[WHAT YOU WILL DO]:
Give again, verbatim, the lines between the line that contains "Convert this chart to matplotlib code." and the line that contains "plt.savefig('out.png', dpi=100)", counting both ends. Pictures are excluded from the copy.
:::::
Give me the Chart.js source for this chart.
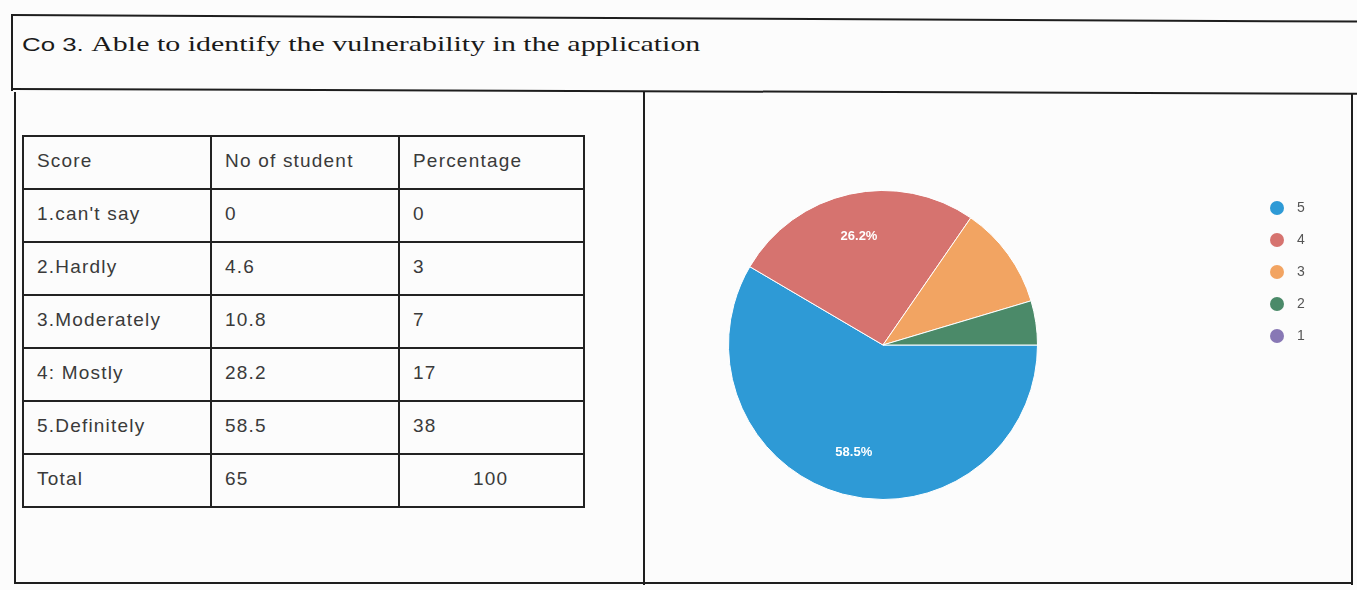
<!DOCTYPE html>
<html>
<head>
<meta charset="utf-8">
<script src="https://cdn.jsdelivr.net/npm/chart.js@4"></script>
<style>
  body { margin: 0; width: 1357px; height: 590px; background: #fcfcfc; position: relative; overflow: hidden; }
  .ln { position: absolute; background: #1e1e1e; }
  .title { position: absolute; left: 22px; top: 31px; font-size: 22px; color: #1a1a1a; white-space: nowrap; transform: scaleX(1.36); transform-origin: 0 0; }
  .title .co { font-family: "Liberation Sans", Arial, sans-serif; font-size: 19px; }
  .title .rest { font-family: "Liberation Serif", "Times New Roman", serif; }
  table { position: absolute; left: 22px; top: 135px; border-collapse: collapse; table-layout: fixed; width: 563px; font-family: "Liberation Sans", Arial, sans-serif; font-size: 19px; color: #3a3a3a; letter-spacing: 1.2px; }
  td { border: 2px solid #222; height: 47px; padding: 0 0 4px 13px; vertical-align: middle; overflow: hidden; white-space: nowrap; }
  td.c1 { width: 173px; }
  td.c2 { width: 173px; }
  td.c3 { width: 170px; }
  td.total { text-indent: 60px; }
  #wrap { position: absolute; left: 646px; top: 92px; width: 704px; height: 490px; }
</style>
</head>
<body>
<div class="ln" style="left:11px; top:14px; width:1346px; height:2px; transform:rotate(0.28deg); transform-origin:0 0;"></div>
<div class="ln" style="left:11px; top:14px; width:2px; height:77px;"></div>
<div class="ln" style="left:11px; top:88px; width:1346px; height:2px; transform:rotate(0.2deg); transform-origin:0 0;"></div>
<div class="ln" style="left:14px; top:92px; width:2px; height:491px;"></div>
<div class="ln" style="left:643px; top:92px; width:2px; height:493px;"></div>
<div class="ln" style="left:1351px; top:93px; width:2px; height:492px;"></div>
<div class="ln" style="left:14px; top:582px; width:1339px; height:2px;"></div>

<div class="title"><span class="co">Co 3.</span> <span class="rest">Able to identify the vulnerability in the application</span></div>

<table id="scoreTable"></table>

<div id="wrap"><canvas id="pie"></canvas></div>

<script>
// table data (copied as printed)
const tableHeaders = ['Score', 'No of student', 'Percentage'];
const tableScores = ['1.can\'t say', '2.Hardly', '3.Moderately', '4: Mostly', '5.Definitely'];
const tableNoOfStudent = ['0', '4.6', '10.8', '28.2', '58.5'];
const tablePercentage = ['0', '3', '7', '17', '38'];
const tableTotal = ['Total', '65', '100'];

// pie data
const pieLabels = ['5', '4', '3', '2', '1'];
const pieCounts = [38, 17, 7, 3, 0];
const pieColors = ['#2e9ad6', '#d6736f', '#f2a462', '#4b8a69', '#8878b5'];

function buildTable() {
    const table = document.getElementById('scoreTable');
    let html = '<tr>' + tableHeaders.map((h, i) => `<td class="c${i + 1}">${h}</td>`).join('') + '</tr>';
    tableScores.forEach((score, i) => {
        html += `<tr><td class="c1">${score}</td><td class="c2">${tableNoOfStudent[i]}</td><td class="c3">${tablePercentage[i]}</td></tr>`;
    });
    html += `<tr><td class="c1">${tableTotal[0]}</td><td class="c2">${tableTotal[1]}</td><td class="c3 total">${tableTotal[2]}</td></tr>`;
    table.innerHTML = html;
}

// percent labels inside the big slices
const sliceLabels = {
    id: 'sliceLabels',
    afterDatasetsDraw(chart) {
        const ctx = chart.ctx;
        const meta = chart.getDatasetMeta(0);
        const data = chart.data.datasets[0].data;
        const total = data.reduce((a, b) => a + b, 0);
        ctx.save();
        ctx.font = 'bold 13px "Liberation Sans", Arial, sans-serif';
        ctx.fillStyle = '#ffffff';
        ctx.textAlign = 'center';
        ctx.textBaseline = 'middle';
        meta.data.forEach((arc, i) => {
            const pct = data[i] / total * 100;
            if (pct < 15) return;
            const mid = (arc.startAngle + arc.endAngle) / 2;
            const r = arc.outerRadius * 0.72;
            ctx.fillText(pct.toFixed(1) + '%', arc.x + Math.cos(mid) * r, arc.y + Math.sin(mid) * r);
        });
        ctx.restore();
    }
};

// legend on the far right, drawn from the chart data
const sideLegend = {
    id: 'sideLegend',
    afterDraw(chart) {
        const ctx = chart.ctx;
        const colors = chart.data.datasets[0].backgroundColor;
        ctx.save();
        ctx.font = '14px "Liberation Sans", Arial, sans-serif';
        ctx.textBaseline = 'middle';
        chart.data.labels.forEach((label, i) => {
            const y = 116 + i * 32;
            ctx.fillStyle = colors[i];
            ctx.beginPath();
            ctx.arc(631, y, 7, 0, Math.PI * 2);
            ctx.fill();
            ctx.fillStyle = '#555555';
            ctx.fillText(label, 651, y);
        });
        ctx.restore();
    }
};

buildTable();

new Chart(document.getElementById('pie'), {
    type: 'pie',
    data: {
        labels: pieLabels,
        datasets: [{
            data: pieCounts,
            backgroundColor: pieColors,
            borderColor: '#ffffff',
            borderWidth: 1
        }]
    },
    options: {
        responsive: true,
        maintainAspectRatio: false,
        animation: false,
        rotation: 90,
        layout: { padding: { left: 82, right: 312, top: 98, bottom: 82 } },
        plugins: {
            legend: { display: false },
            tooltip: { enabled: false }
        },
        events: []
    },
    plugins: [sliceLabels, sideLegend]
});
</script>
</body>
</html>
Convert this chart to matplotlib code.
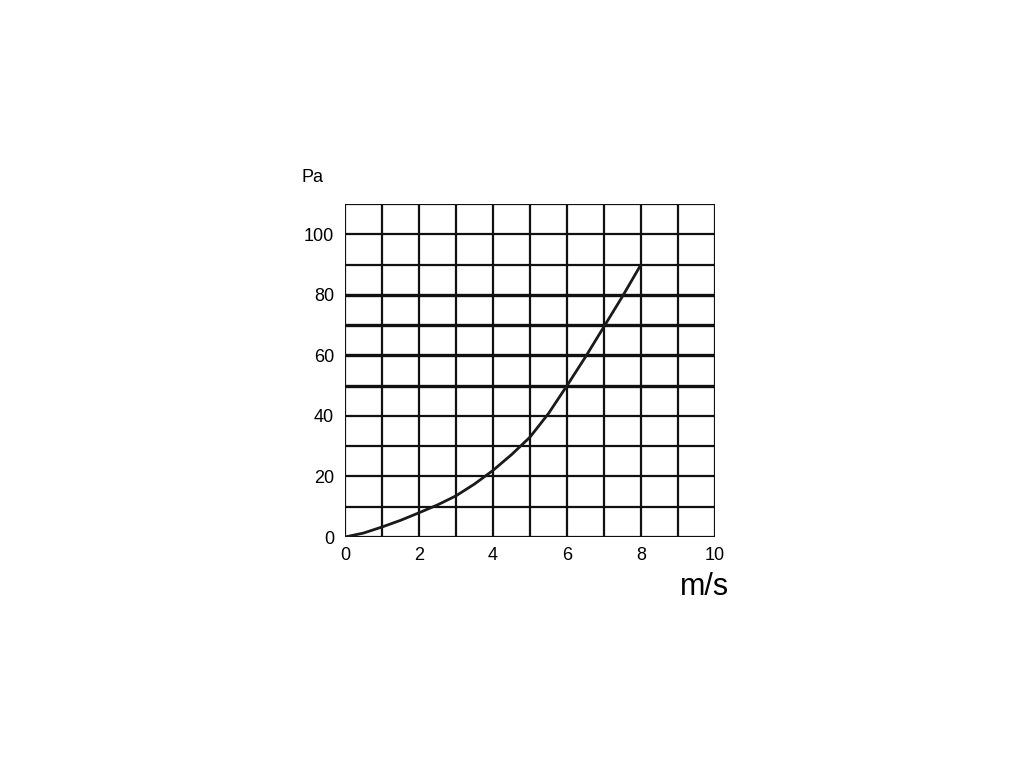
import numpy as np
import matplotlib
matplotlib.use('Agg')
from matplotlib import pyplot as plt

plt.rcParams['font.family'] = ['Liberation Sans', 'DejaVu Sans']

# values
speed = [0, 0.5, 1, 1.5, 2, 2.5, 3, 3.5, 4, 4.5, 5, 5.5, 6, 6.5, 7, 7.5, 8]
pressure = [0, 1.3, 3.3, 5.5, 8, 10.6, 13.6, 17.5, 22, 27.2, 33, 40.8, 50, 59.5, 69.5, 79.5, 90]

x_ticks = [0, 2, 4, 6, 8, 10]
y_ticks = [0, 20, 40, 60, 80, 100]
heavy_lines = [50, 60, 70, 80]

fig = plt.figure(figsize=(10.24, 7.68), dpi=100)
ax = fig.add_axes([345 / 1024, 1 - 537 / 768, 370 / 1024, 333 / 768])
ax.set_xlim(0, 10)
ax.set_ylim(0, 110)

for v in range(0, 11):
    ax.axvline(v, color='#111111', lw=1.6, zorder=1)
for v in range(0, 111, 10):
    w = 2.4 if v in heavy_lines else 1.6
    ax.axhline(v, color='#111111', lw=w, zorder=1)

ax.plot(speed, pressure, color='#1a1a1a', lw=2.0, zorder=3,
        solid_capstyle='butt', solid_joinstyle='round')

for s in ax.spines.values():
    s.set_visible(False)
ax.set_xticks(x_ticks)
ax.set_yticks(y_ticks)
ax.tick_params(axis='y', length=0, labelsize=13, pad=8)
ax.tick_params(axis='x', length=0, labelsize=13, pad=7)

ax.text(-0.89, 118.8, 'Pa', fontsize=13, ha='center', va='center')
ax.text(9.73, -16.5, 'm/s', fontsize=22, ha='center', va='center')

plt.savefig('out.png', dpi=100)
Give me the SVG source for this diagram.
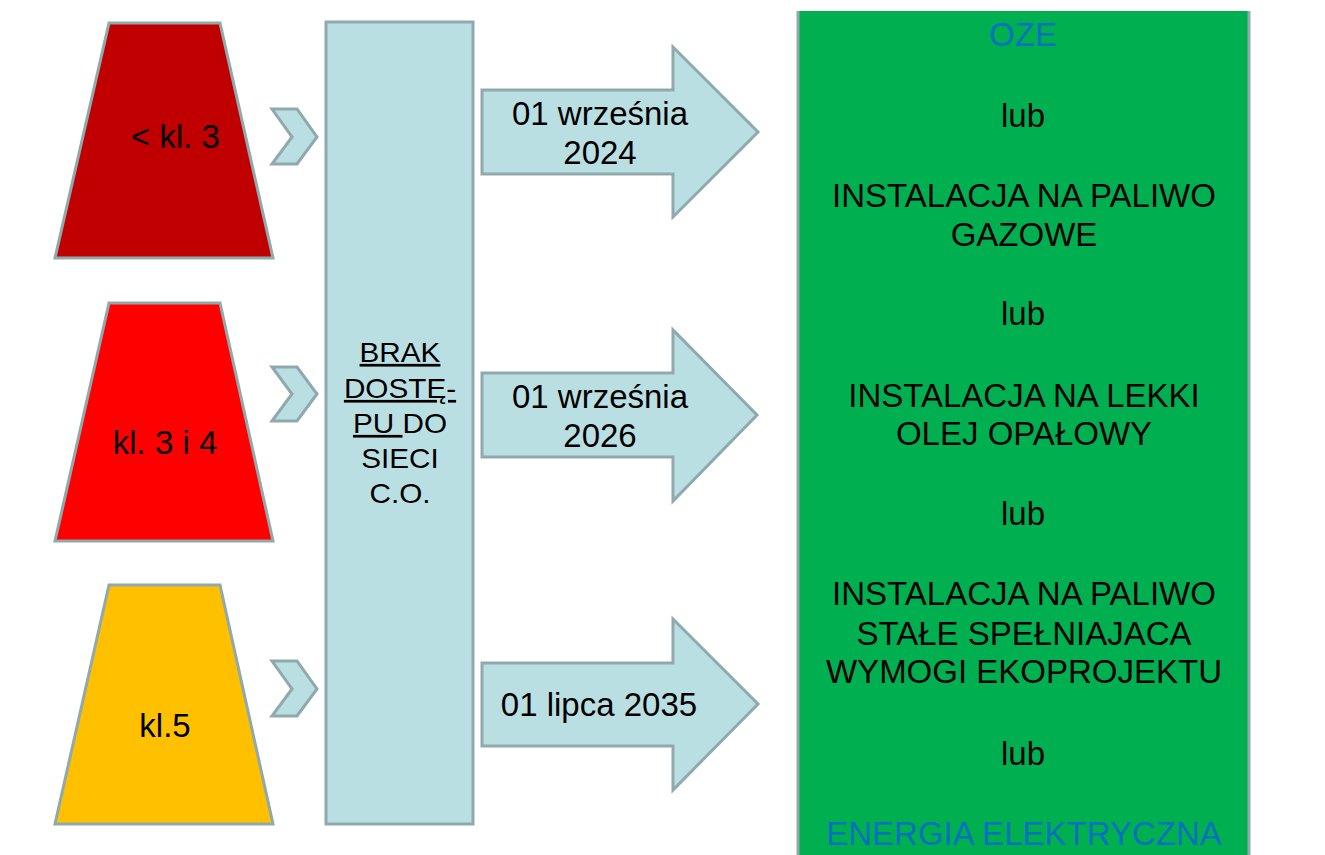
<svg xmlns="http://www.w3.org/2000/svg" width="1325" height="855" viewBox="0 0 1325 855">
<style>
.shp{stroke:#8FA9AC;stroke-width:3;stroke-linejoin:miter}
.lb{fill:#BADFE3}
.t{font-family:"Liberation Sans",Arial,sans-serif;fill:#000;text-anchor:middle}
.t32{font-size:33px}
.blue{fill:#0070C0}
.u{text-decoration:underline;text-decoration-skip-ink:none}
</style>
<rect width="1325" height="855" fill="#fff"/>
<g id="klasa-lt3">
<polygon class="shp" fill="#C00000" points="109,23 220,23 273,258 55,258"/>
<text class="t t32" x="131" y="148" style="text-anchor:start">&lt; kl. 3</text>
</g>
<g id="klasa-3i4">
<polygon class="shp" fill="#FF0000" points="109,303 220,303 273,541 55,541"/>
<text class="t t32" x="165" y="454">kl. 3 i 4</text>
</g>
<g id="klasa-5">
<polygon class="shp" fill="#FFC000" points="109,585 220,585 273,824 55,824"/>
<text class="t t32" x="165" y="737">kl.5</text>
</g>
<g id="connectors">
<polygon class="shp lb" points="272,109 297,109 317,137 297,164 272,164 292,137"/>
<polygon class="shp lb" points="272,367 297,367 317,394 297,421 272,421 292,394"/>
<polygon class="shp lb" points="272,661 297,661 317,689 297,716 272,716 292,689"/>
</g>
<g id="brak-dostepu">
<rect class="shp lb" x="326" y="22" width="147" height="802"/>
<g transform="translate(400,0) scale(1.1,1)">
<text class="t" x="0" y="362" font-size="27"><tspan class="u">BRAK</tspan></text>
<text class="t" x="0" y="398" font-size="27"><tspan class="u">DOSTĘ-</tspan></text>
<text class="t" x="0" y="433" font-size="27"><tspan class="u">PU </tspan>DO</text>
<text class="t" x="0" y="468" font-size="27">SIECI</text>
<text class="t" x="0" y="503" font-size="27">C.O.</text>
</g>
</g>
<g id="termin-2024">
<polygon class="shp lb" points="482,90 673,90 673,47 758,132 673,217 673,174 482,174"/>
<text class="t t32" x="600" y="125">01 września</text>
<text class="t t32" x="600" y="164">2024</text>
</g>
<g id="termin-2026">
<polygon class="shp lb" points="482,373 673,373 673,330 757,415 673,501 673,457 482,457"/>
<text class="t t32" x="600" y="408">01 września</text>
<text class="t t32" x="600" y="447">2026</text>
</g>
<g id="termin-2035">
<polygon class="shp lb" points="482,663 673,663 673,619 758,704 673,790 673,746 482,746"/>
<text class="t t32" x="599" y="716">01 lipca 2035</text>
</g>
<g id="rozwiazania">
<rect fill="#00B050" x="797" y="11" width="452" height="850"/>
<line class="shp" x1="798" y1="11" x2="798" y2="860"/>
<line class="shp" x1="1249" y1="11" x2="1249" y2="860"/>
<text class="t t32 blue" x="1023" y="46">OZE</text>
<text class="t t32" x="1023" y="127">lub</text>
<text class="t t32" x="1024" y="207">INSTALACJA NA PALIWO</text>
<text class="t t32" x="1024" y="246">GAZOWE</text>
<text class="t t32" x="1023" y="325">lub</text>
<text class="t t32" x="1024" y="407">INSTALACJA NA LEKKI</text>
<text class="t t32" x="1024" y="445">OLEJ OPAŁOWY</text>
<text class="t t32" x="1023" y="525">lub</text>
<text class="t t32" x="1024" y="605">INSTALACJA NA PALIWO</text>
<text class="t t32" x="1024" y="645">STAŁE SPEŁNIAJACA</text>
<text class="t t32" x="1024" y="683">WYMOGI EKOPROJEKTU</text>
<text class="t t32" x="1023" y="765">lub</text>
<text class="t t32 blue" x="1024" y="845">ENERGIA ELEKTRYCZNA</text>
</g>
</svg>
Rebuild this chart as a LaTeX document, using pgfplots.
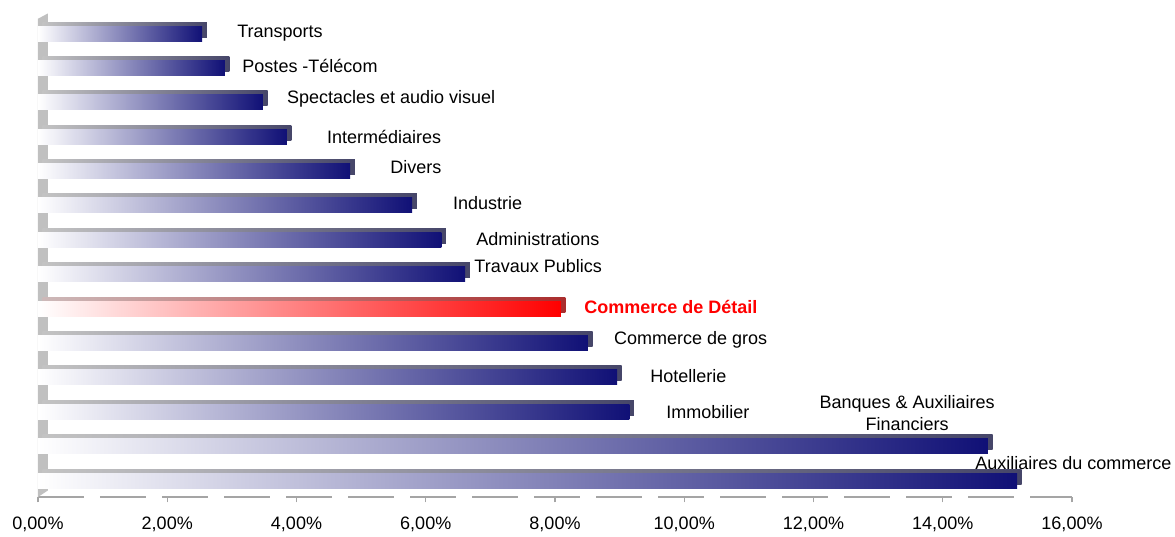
:::::
[EXERCISE ANSWER]:
Convert this chart to matplotlib code.
import numpy as np
import matplotlib
matplotlib.use('Agg')
from matplotlib import pyplot as plt

plt.rcParams['font.family'] = ['Liberation Sans', 'DejaVu Sans']

# values
speed = [0, 0.5, 1, 1.5, 2, 2.5, 3, 3.5, 4, 4.5, 5, 5.5, 6, 6.5, 7, 7.5, 8]
pressure = [0, 1.3, 3.3, 5.5, 8, 10.6, 13.6, 17.5, 22, 27.2, 33, 40.8, 50, 59.5, 69.5, 79.5, 90]

x_ticks = [0, 2, 4, 6, 8, 10]
y_ticks = [0, 20, 40, 60, 80, 100]
heavy_lines = [50, 60, 70, 80]

fig = plt.figure(figsize=(10.24, 7.68), dpi=100)
ax = fig.add_axes([345 / 1024, 1 - 537 / 768, 370 / 1024, 333 / 768])
ax.set_xlim(0, 10)
ax.set_ylim(0, 110)

for v in range(0, 11):
    ax.axvline(v, color='#111111', lw=1.6, zorder=1)
for v in range(0, 111, 10):
    w = 2.4 if v in heavy_lines else 1.6
    ax.axhline(v, color='#111111', lw=w, zorder=1)

ax.plot(speed, pressure, color='#1a1a1a', lw=2.0, zorder=3,
        solid_capstyle='butt', solid_joinstyle='round')

for s in ax.spines.values():
    s.set_visible(False)
ax.set_xticks(x_ticks)
ax.set_yticks(y_ticks)
ax.tick_params(axis='y', length=0, labelsize=13, pad=8)
ax.tick_params(axis='x', length=0, labelsize=13, pad=7)

ax.text(-0.89, 118.8, 'Pa', fontsize=13, ha='center', va='center')
ax.text(9.73, -16.5, 'm/s', fontsize=22, ha='center', va='center')

plt.savefig('out.png', dpi=100)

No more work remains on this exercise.